Tag Archives: Arizona

American Indian College: New Campus Dedicated 50 Years Ago

AIBCThis Week in AG History — April 28, 1968

By Glenn W. Gohr
Originally published on AG News, 26 April 2018 

Southwestern Assemblies of God University (SAGU) American Indian College was founded Sept. 23, 1957, by Alta M. Washburn and her husband Clarence, under the name All Tribes Indian Bible School. They saw a great need to prepare Native Americans for church ministry. Classes first met on the church campus of All Tribes Assembly of God in downtown Phoenix. In 1967 the school was renamed American Indian Bible Institute (AIBI) and became a regional school of the Assemblies of God.

The school dedicated its current 10-acre site in a north Phoenix neighborhood in 1968. The Pentecostal Evangel reported that a number of district and national officials as well as staff members and students of the school, home missionaries, and friends from several states gathered for the dedication service.

It was an outdoor convocation held near the base of a towering lava hill in northeast Phoenix. Curtis W. Ringness, national secretary of the Home Missions Department, was master of ceremonies. The all-Indian AIBI choir sang several special songs for the dedication, and each member gave a brief, inspiring testimony. Eleven North American tribes from six states were represented in the school’s choir.
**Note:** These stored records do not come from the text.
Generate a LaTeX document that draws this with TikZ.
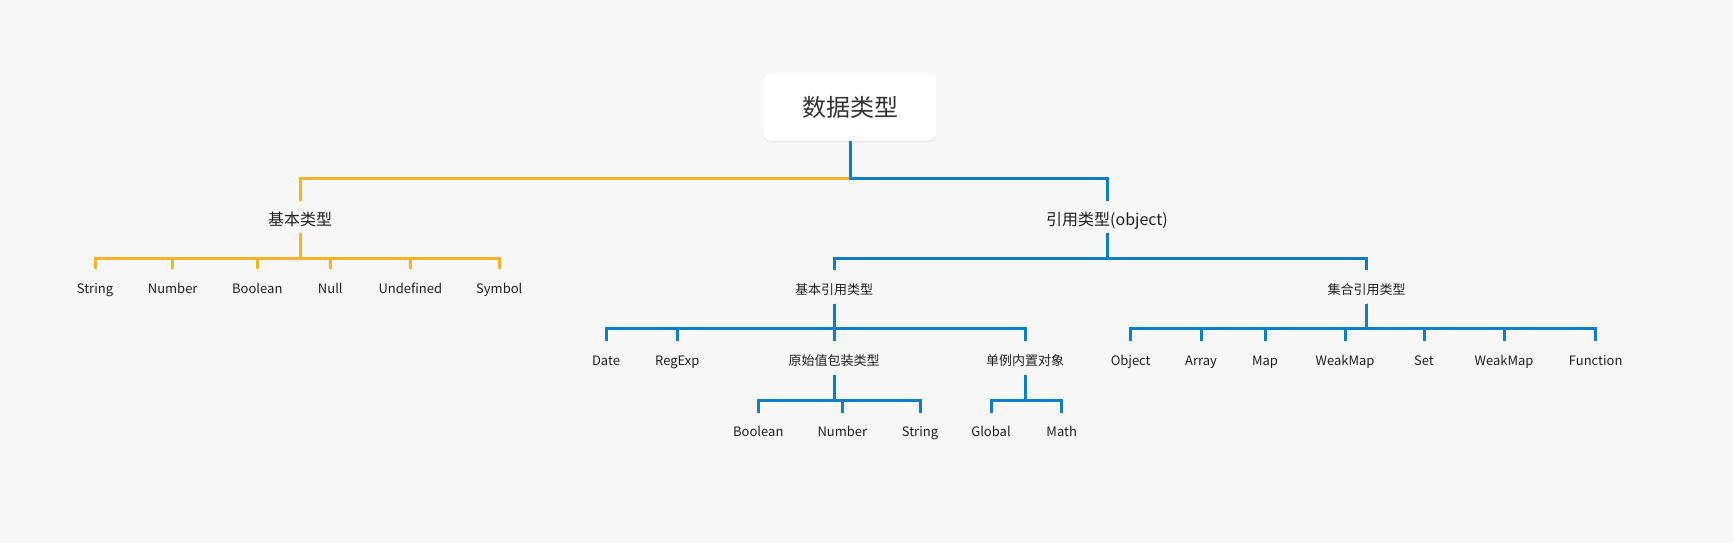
\documentclass[tikz,border=0pt]{standalone}
\usepackage{fontspec}
\setmainfont{Noto Sans CJK SC}
\usetikzlibrary{shadows}
\definecolor{bg}{HTML}{F7F7F7}
\definecolor{orangeln}{HTML}{FBB12B}
\definecolor{blueln}{HTML}{0F7DC4}
\definecolor{txt}{HTML}{1F1F1F}
\definecolor{titletxt}{HTML}{333333}
\begin{document}
\begin{tikzpicture}[x=1pt,y=-1pt,
  rootbox/.style={rounded corners=7pt, fill=white, minimum width=172pt, minimum height=66.7pt,
    inner sep=0pt, text=titletxt, font=\fontsize{24}{28}\selectfont,
    drop shadow={shadow xshift=0pt, shadow yshift=-1.5pt, fill=black, opacity=0.06}},
  lbl/.style={inner sep=0pt, anchor=base, text=txt, font=\fontsize{13}{15}\selectfont,
    text height=24pt, text depth=9.5pt},
  big/.style={lbl, font=\fontsize{16}{18}\selectfont, text height=24.3pt, text depth=8pt},
  ol/.style={draw=orangeln, line width=3pt},
  bl/.style={draw=blueln, line width=3pt}]
\useasboundingbox (0,0) rectangle (1733,543);
\fill[bg] (0,0) rectangle (1733,543);

\node[rootbox] (root) at (850,107.4) {数据类型};

\node[big] (basic) at (300,225) {基本类型};
\node[big] (ref) at (1107,225) {引用类型(object)};

% basic type leaves
\node[lbl] (s1) at (95,293.5) {String};
\node[lbl] (s2) at (172.7,293.5) {Number};
\node[lbl] (s3) at (257.3,293.5) {Boolean};
\node[lbl] (s4) at (330.3,293.5) {Null};
\node[lbl] (s5) at (410.3,293.5) {Undefined};
\node[lbl] (s6) at (499.3,293.5) {Symbol};

% reference level 2
\node[lbl] (bref) at (834,294) {基本引用类型};
\node[lbl] (coll) at (1366.7,294) {集合引用类型};

% basic reference children
\node[lbl] (date) at (606,365.5) {Date};
\node[lbl] (regexp) at (677.3,365.5) {RegExp};
\node[lbl] (wrap) at (834,365.5) {原始值包装类型};
\node[lbl] (single) at (1025,365.5) {单例内置对象};

% collection children
\node[lbl] (c1) at (1130.7,365.5) {Object};
\node[lbl] (c2) at (1201,365.5) {Array};
\node[lbl] (c3) at (1265,365.5) {Map};
\node[lbl] (c4) at (1345,365.5) {WeakMap};
\node[lbl] (c5) at (1424,365.5) {Set};
\node[lbl] (c6) at (1504,365.5) {WeakMap};
\node[lbl] (c7) at (1595.7,365.5) {Function};

% wrapper children
\node[lbl] (w1) at (758.3,436.8) {Boolean};
\node[lbl] (w2) at (842.3,436.8) {Number};
\node[lbl] (w3) at (920,436.8) {String};

% singleton children
\node[lbl] (g1) at (991,436.8) {Global};
\node[lbl] (g2) at (1061.7,436.8) {Math};

% connectors
\draw[ol] (root.south) -- ++(0,38) -| (basic.north);
\draw[bl] (root.south) -- ++(0,38) -| (ref.north);

\foreach \c in {s1,s2,s3,s4,s5,s6}
  \draw[ol] (basic.south) -- ++(0,25) -| (\c.north);

\foreach \c in {bref,coll}
  \draw[bl] (ref.south) -- ++(0,25.3) -| (\c.north);

\foreach \c in {date,regexp,wrap,single}
  \draw[bl] (bref.south) -- ++(0,25.2) -| (\c.north);

\foreach \c in {c1,c2,c3,c4,c5,c6,c7}
  \draw[bl] (coll.south) -- ++(0,25.2) -| (\c.north);

\foreach \c in {w1,w2,w3}
  \draw[bl] (wrap.south) -- ++(0,25) -| (\c.north);

\foreach \c in {g1,g2}
  \draw[bl] (single.south) -- ++(0,25) -| (\c.north);
\end{tikzpicture}
\end{document}
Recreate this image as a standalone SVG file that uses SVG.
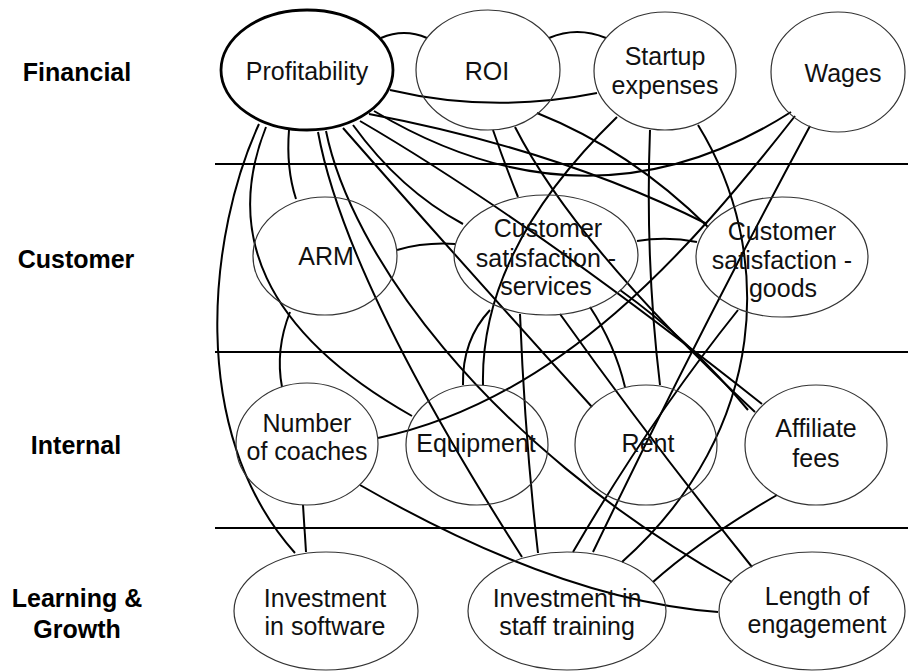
<svg xmlns="http://www.w3.org/2000/svg" width="908" height="671" viewBox="0 0 908 671">
<style>
.bg{fill:#fff}
.band{stroke:#000;stroke-width:1.8}
.node{fill:none;stroke:#333;stroke-width:1.2}
.main{fill:none;stroke:#000;stroke-width:2.8}
.edge{fill:none;stroke:#000;stroke-width:2}
.t{font-family:"Liberation Sans",Arial,Helvetica,sans-serif;font-size:25px;fill:#111;text-anchor:middle}
.row{font-family:"Liberation Sans",Arial,Helvetica,sans-serif;font-size:25px;font-weight:bold;fill:#000;text-anchor:middle}
</style>
<rect class="bg" x="0" y="0" width="908" height="671"/>
<g id="bands">
<line class="band" x1="215" y1="164" x2="908" y2="164"/>
<line class="band" x1="215" y1="352" x2="908" y2="352"/>
<line class="band" x1="215" y1="528" x2="908" y2="528"/>
</g>
<g id="row-labels">
<text class="row" x="77" y="81">Financial</text>
<text class="row" x="76" y="268">Customer</text>
<text class="row" x="76" y="454">Internal</text>
<text class="row" x="77" y="607">Learning &amp;</text>
<text class="row" x="77" y="638">Growth</text>
</g>
<g id="connectors">
<path class="edge" d="M381,38 Q404,28 427,38"/>
<path class="edge" d="M549,38 Q577,26 606,38"/>
<path class="edge" d="M390,90 Q492,114 597,93"/>
<path class="edge" d="M374,111 Q590,240 791,112"/>
<path class="edge" d="M259,124 C210,230 185,430 295,553"/>
<path class="edge" d="M266,127 C225,230 260,330 412,416"/>
<path class="edge" d="M289,130 Q286,168 296,199"/>
<path class="edge" d="M318,132 Q345,280 522,557"/>
<path class="edge" d="M326,131 C350,250 480,440 732,582"/>
<path class="edge" d="M343,128 Q450,250 592,407"/>
<path class="edge" d="M353,125 Q400,190 463,224"/>
<path class="edge" d="M360,121 Q530,220 762,404"/>
<path class="edge" d="M369,114 Q560,150 707,224"/>
<path class="edge" d="M493,130 Q505,165 518,197"/>
<path class="edge" d="M515,127 Q575,245 755,412"/>
<path class="edge" d="M537,113 Q630,150 708,227"/>
<path class="edge" d="M617,117 Q480,250 483,385"/>
<path class="edge" d="M650,130 Q645,260 660,385"/>
<path class="edge" d="M698,125 C775,250 770,430 622,562"/>
<path class="edge" d="M795,116 C690,250 560,400 378,438"/>
<path class="edge" d="M810,126 Q700,330 593,552"/>
<path class="edge" d="M738,310 Q650,420 573,552"/>
<path class="edge" d="M590,307 Q615,345 625,387"/>
<path class="edge" d="M560,314 Q650,440 752,567"/>
<path class="edge" d="M520,314 Q525,440 538,553"/>
<path class="edge" d="M490,310 Q462,340 463,385"/>
<path class="edge" d="M620,290 Q690,340 748,410"/>
<path class="edge" d="M397,250 Q425,242 455,244"/>
<path class="edge" d="M637,241 Q667,236 697,242"/>
<path class="edge" d="M290,312 Q275,350 282,387"/>
<path class="edge" d="M303,505 L306,552"/>
<path class="edge" d="M360,485 Q560,600 718,612"/>
<path class="edge" d="M777,495 Q700,540 653,582"/>
</g>
<g id="profitability"><ellipse class="main" cx="307" cy="70" rx="86" ry="60"/><text class="t" x="307" y="80">Profitability</text></g>
<g id="roi"><ellipse class="node" cx="488" cy="70" rx="72" ry="60"/><text class="t" x="487" y="80">ROI</text></g>
<g id="startup-expenses"><ellipse class="node" cx="665" cy="71" rx="71" ry="59"/><text class="t" x="665" y="65">Startup</text><text class="t" x="665" y="94">expenses</text></g>
<g id="wages"><ellipse class="node" cx="838" cy="72" rx="67" ry="60"/><text class="t" x="843" y="82">Wages</text></g>
<g id="arm"><ellipse class="node" cx="325" cy="256" rx="72" ry="59"/><text class="t" x="326" y="265">ARM</text></g>
<g id="cs-services"><ellipse class="node" cx="546" cy="255" rx="92" ry="60"/><text class="t" x="548" y="237">Customer</text><text class="t" x="546" y="267">satisfaction -</text><text class="t" x="546" y="295">services</text></g>
<g id="cs-goods"><ellipse class="node" cx="782" cy="257" rx="86" ry="60"/><text class="t" x="782" y="240">Customer</text><text class="t" x="782" y="269">satisfaction -</text><text class="t" x="783" y="297">goods</text></g>
<g id="number-of-coaches"><ellipse class="node" cx="307" cy="444" rx="71" ry="61"/><text class="t" x="307" y="432">Number</text><text class="t" x="307" y="460">of coaches</text></g>
<g id="equipment"><ellipse class="node" cx="477" cy="445" rx="71" ry="60"/><text class="t" x="476" y="452">Equipment</text></g>
<g id="rent"><ellipse class="node" cx="646" cy="445" rx="71" ry="60"/><text class="t" x="648" y="452">Rent</text></g>
<g id="affiliate-fees"><ellipse class="node" cx="816" cy="445" rx="71" ry="60"/><text class="t" x="816" y="437">Affiliate</text><text class="t" x="816" y="467">fees</text></g>
<g id="investment-software"><ellipse class="node" cx="326" cy="611" rx="92" ry="59"/><text class="t" x="325" y="607">Investment</text><text class="t" x="325" y="635">in software</text></g>
<g id="investment-staff"><ellipse class="node" cx="567" cy="611" rx="99" ry="59"/><text class="t" x="567" y="607">Investment in</text><text class="t" x="567" y="635">staff training</text></g>
<g id="length-engagement"><ellipse class="node" cx="812" cy="611" rx="93" ry="59"/><text class="t" x="817" y="605">Length of</text><text class="t" x="817" y="633">engagement</text></g>
</svg>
Charles W. H. Scott, executive director of Home Missions and chairman of the board of directors of the school, was the guest speaker. In his message titled “Vision and Task,” he challenged those in attendance “to believe God for the erection of needed buildings on the new site.” He reminded the audience that both vision and task was necessary to carry the building program through to completion. “A vision is but a fleeting dream without undertaking actual labor,” said Scott. “The task is just drudgery without a real vision.

Scott said he was anxious to see a classroom building constructed on the very place where the dedication was being held. He appealed to those in attendance to pray with him for the fulfillment of that desire. He reported on the progress of the Institute, mentioning among other things that an architect had been appointed by the school board to prepare the first blueprints for construction. Two dormitories, a dining hall-kitchen complex, and a classroom building were planned for the first phase of the relocation. Additional funds were needed to pay for the property as well as the new construction. A group called Friends of Indian Missions was dedicated to help with the fundraising efforts

The move to the new campus was completed in 1970. Just as Scott had envisioned, the main building for the school was erected in front of the towering lava hill, where the dedication service had been held two years earlier.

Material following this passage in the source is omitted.